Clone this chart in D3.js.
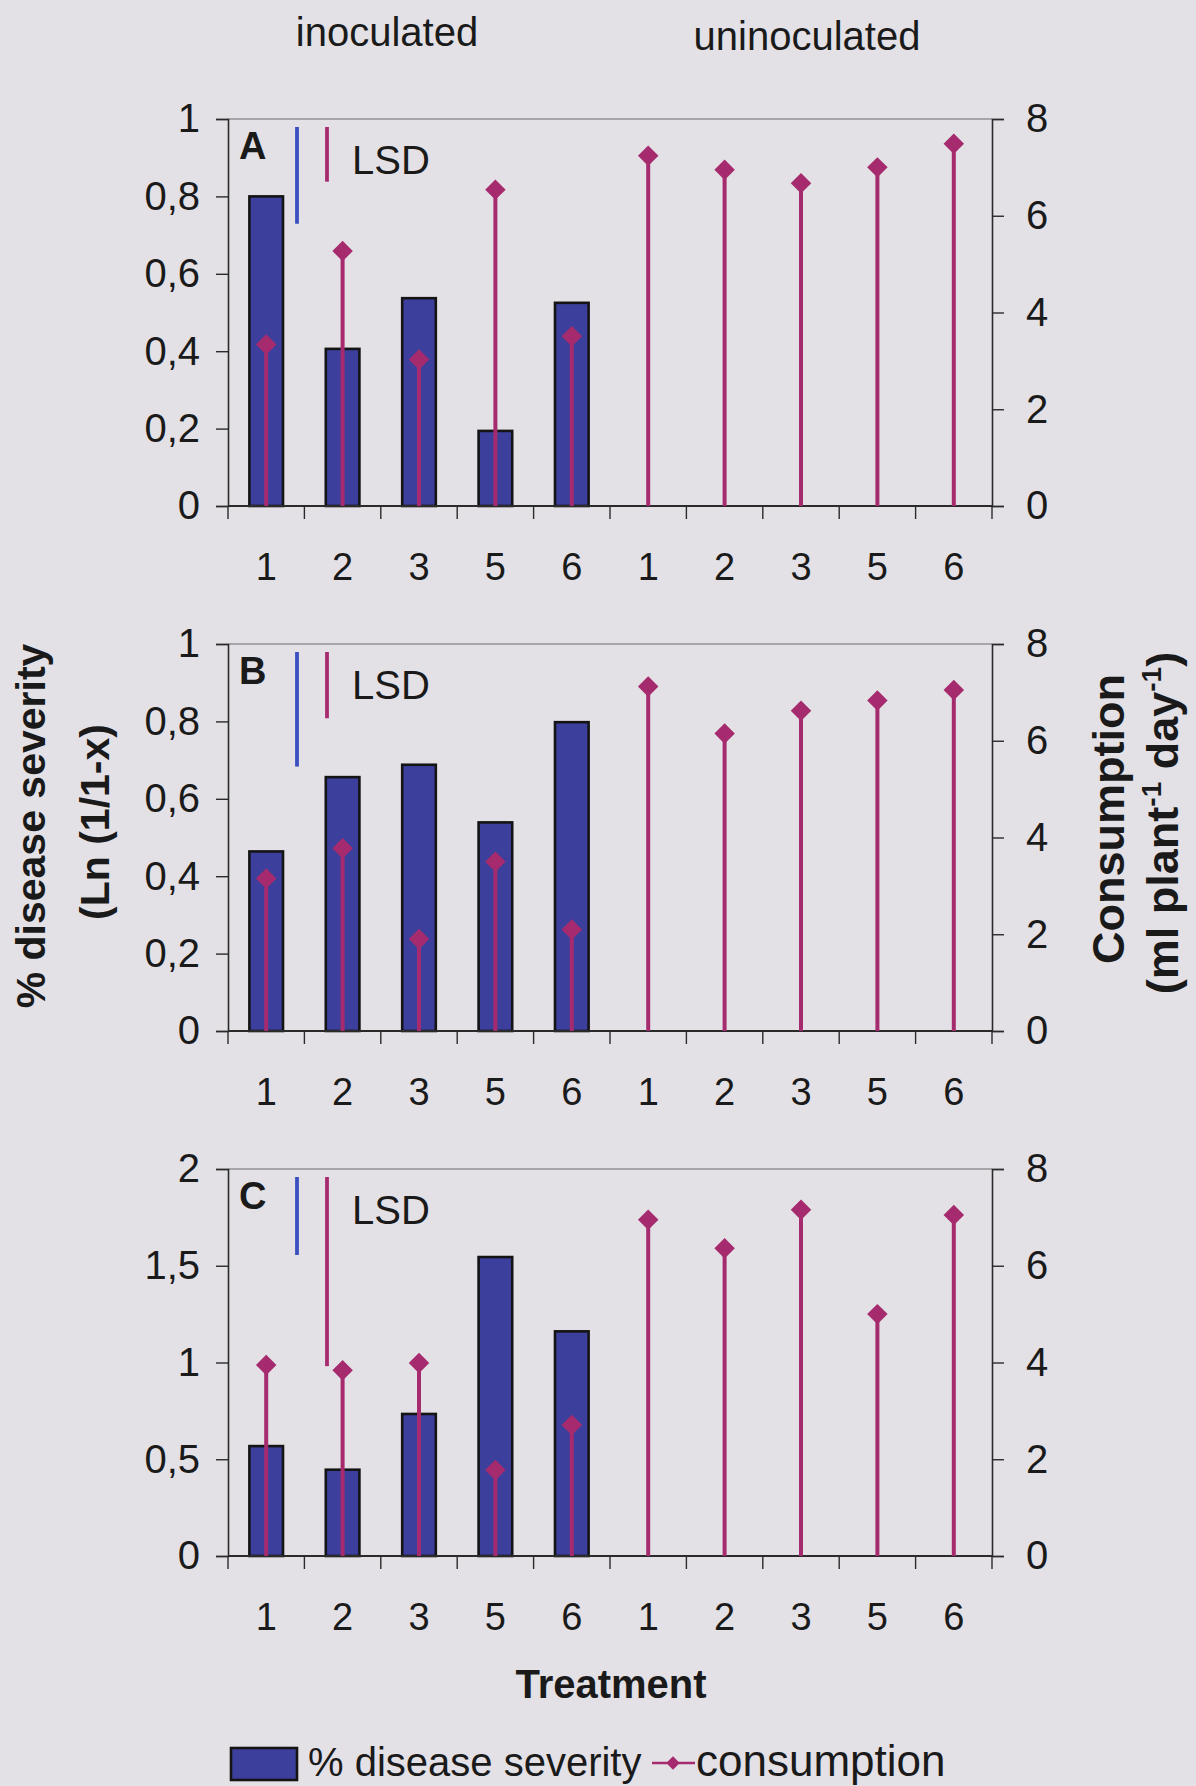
<!DOCTYPE html>
<html>
<head>
<meta charset="utf-8">
<script src="https://cdn.jsdelivr.net/npm/d3@7"></script>
<style>
  html, body { margin: 0; padding: 0; background: #e3e1e6; }
  svg { display: block; }
  text { font-family: "Liberation Sans", Arial, sans-serif; fill: #1a1a1a; }
</style>
</head>
<body>
<div id="chart"></div>
<script>
// Treatment categories (inoculated 1,2,3,5,6 then uninoculated 1,2,3,5,6)
const treatments = ["1", "2", "3", "5", "6", "1", "2", "3", "5", "6"];
const groupLabels = ["inoculated", "uninoculated"];

// % disease severity, Ln(1/1-x) — inoculated plants only
const severityA = [0.80, 0.406, 0.537, 0.194, 0.525];
const severityB = [0.464, 0.656, 0.688, 0.539, 0.798];
const severityC = [0.568, 0.446, 0.734, 1.545, 1.161];

// consumption, ml plant-1 day-1 — all ten treatments
const consumptionA = [3.34, 5.27, 3.03, 6.54, 3.51, 7.24, 6.95, 6.67, 7.00, 7.49];
const consumptionB = [3.15, 3.78, 1.90, 3.50, 2.10, 7.12, 6.15, 6.62, 6.83, 7.05];
const consumptionC = [3.95, 3.84, 3.99, 1.78, 2.71, 6.95, 6.36, 7.16, 5.00, 7.05];

// least significant differences (severity, consumption)
const lsdSeverity = [0.25, 0.296, 0.403];
const lsdConsumption = [1.13, 1.37, 3.91];

// axis ticks
const severityTicksAB = [0, 0.2, 0.4, 0.6, 0.8, 1];
const severityTicksC = [0, 0.5, 1, 1.5, 2];
const consumptionTicks = [0, 2, 4, 6, 8];

const panelLetters = ["A", "B", "C"];

const W = 1196, H = 1786;
const BLUE = "#3d3f9c";
const MAGENTA = "#a62b6e";
const AXIS = "#2a2a2a";

const left = 228, right = 992;
const panelTops = [119, 644, 1169];
const plotH = 387;

const fmt = d3.formatLocale({ decimal: ",", thousands: ".", grouping: [3], currency: ["", ""] }).format("~g");

const panels = [
  { severity: severityA, consumption: consumptionA, sevTicks: severityTicksAB, sevMax: 1 },
  { severity: severityB, consumption: consumptionB, sevTicks: severityTicksAB, sevMax: 1 },
  { severity: severityC, consumption: consumptionC, sevTicks: severityTicksC, sevMax: 2 }
].map((p, i) => Object.assign(p, {
  letter: panelLetters[i], top: panelTops[i],
  lsdSev: lsdSeverity[i], lsdCons: lsdConsumption[i]
}));

const svg = d3.select("#chart").append("svg")
  .attr("width", W).attr("height", H)
  .attr("viewBox", `0 0 ${W} ${H}`);

svg.append("rect").attr("width", W).attr("height", H).attr("fill", "#e3e1e6");

const x = d3.scaleBand().domain(d3.range(treatments.length)).range([left, right]).padding(0);
const barW = x.bandwidth() * 0.44;

// group headings above the top panel
svg.append("text").attr("x", 387).attr("y", 46).attr("text-anchor", "middle")
  .attr("font-size", 40).text(groupLabels[0]);
svg.append("text").attr("x", 807).attr("y", 50).attr("text-anchor", "middle")
  .attr("font-size", 40).text(groupLabels[1]);

panels.forEach(p => {
  const top = p.top, bottom = p.top + plotH;
  const yS = d3.scaleLinear().domain([0, p.sevMax]).range([bottom, top]);
  const yC = d3.scaleLinear().domain([0, 8]).range([bottom, top]);
  const g = svg.append("g");

  // frame top line
  g.append("line").attr("x1", left).attr("x2", right).attr("y1", top).attr("y2", top)
    .attr("stroke", "#6a6a6a").attr("stroke-width", 1.2);

  // left axis
  const la = g.append("g").attr("transform", `translate(${left},0)`)
    .call(d3.axisLeft(yS).tickValues(p.sevTicks).tickFormat(fmt).tickSize(12).tickPadding(16));
  la.select(".domain").attr("stroke", AXIS).attr("stroke-width", 1.6);
  la.selectAll(".tick line").attr("stroke", AXIS).attr("stroke-width", 1.4);
  la.selectAll(".tick text").attr("font-size", 40).attr("fill", "#1a1a1a")
    .attr("font-family", "Liberation Sans, Arial, sans-serif");

  // right axis
  const ra = g.append("g").attr("transform", `translate(${right},0)`)
    .call(d3.axisRight(yC).tickValues(consumptionTicks).tickFormat(fmt).tickSize(12).tickPadding(22));
  ra.select(".domain").attr("stroke", AXIS).attr("stroke-width", 1.6);
  ra.selectAll(".tick line").attr("stroke", AXIS).attr("stroke-width", 1.4);
  ra.selectAll(".tick text").attr("font-size", 40).attr("fill", "#1a1a1a")
    .attr("font-family", "Liberation Sans, Arial, sans-serif");

  // bars: disease severity (inoculated)
  g.selectAll("rect.bar").data(p.severity).join("rect")
    .attr("class", "bar")
    .attr("x", (d, i) => x(i) + (x.bandwidth() - barW) / 2)
    .attr("y", d => yS(d))
    .attr("width", barW)
    .attr("height", d => yS(0) - yS(d))
    .attr("fill", BLUE).attr("stroke", "#141414").attr("stroke-width", 2.6);

  // bottom axis with ticks at category boundaries
  g.append("line").attr("x1", left).attr("x2", right).attr("y1", bottom).attr("y2", bottom)
    .attr("stroke", AXIS).attr("stroke-width", 1.8);
  const bounds = d3.range(treatments.length + 1).map(i => left + i * x.bandwidth());
  g.selectAll("line.xtick").data(bounds).join("line").attr("class", "xtick")
    .attr("x1", d => d).attr("x2", d => d).attr("y1", bottom).attr("y2", bottom + 13)
    .attr("stroke", AXIS).attr("stroke-width", 1.4);
  g.selectAll("text.xlab").data(treatments).join("text").attr("class", "xlab")
    .attr("x", (d, i) => x(i) + x.bandwidth() / 2).attr("y", bottom + 74)
    .attr("text-anchor", "middle").attr("font-size", 38).text(d => d);

  // consumption: stems from zero with diamond markers
  g.selectAll("line.stem").data(p.consumption).join("line").attr("class", "stem")
    .attr("x1", (d, i) => x(i) + x.bandwidth() / 2).attr("x2", (d, i) => x(i) + x.bandwidth() / 2)
    .attr("y1", yC(0)).attr("y2", d => yC(d))
    .attr("stroke", MAGENTA).attr("stroke-width", 4);
  const diamond = d3.symbol(d3.symbolSquare, 210);
  g.selectAll("path.mk").data(p.consumption).join("path").attr("class", "mk")
    .attr("d", diamond)
    .attr("transform", (d, i) => `translate(${x(i) + x.bandwidth() / 2},${yC(d)}) rotate(45)`)
    .attr("fill", MAGENTA);

  // panel letter and LSD bars
  g.append("text").attr("x", 239).attr("y", top + 40).attr("font-size", 38)
    .attr("font-weight", "bold").text(p.letter);
  const lsdTop = top + 8;
  g.append("line").attr("x1", 297).attr("x2", 297)
    .attr("y1", lsdTop).attr("y2", lsdTop + (yS(0) - yS(p.lsdSev)))
    .attr("stroke", "#3a4fc0").attr("stroke-width", 3.8);
  g.append("line").attr("x1", 327).attr("x2", 327)
    .attr("y1", lsdTop).attr("y2", lsdTop + (yC(0) - yC(p.lsdCons)))
    .attr("stroke", MAGENTA).attr("stroke-width", 3.8);
  g.append("text").attr("x", 352).attr("y", top + 55).attr("font-size", 40).text("LSD");
});

// left axis title
svg.append("text").attr("transform", "translate(45,826) rotate(-90)")
  .attr("text-anchor", "middle").attr("font-size", 41).attr("font-weight", "bold")
  .text("% disease severity");
svg.append("text").attr("transform", "translate(109,822) rotate(-90)")
  .attr("text-anchor", "middle").attr("font-size", 41).attr("font-weight", "bold")
  .text("(Ln (1/1-x)");

// right axis title
svg.append("text").attr("transform", "translate(1124,819) rotate(-90)")
  .attr("text-anchor", "middle").attr("font-size", 45).attr("font-weight", "bold")
  .text("Consumption");
const rt = svg.append("text").attr("transform", "translate(1178,823) rotate(-90)")
  .attr("text-anchor", "middle").attr("font-size", 45).attr("font-weight", "bold");
rt.append("tspan").text("(ml plant");
rt.append("tspan").attr("font-size", 28).attr("dy", -17).text("-1");
rt.append("tspan").attr("dy", 17).text(" day");
rt.append("tspan").attr("font-size", 28).attr("dy", -17).text("-1");
rt.append("tspan").attr("dy", 17).text(")");

// x axis title
svg.append("text").attr("x", 611).attr("y", 1698).attr("text-anchor", "middle")
  .attr("font-size", 40).attr("font-weight", "bold").text("Treatment");

// legend
const lg = svg.append("g");
lg.append("rect").attr("x", 231).attr("y", 1748).attr("width", 66).attr("height", 32)
  .attr("fill", BLUE).attr("stroke", "#141414").attr("stroke-width", 2.6);
lg.append("text").attr("x", 308).attr("y", 1776).attr("font-size", 40).text("% disease severity");
lg.append("line").attr("x1", 652).attr("x2", 695).attr("y1", 1763).attr("y2", 1763)
  .attr("stroke", MAGENTA).attr("stroke-width", 2.6);
lg.append("path").attr("d", d3.symbol(d3.symbolSquare, 90))
  .attr("transform", "translate(673,1763) rotate(45)").attr("fill", MAGENTA);
lg.append("text").attr("x", 696).attr("y", 1776).attr("font-size", 44).text("consumption");
</script>
</body>
</html>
________________________
▶ **EXERCISE GOAL**:
Omit the pictures, then repeat exactly each line from the beginning of the listing through the line with "const severityC = [0.568, 0.446, 0.734, 1.545, 1.161];".

▶ **EXERCISE RESULT**:
Clone this chart in D3.js.
<!DOCTYPE html>
<html>
<head>
<meta charset="utf-8">
<script src="https://cdn.jsdelivr.net/npm/d3@7"></script>
<style>
  html, body { margin: 0; padding: 0; background: #e3e1e6; }
  svg { display: block; }
  text { font-family: "Liberation Sans", Arial, sans-serif; fill: #1a1a1a; }
</style>
</head>
<body>
<div id="chart"></div>
<script>
// Treatment categories (inoculated 1,2,3,5,6 then uninoculated 1,2,3,5,6)
const treatments = ["1", "2", "3", "5", "6", "1", "2", "3", "5", "6"];
const groupLabels = ["inoculated", "uninoculated"];

// % disease severity, Ln(1/1-x) — inoculated plants only
const severityA = [0.80, 0.406, 0.537, 0.194, 0.525];
const severityB = [0.464, 0.656, 0.688, 0.539, 0.798];
const severityC = [0.568, 0.446, 0.734, 1.545, 1.161];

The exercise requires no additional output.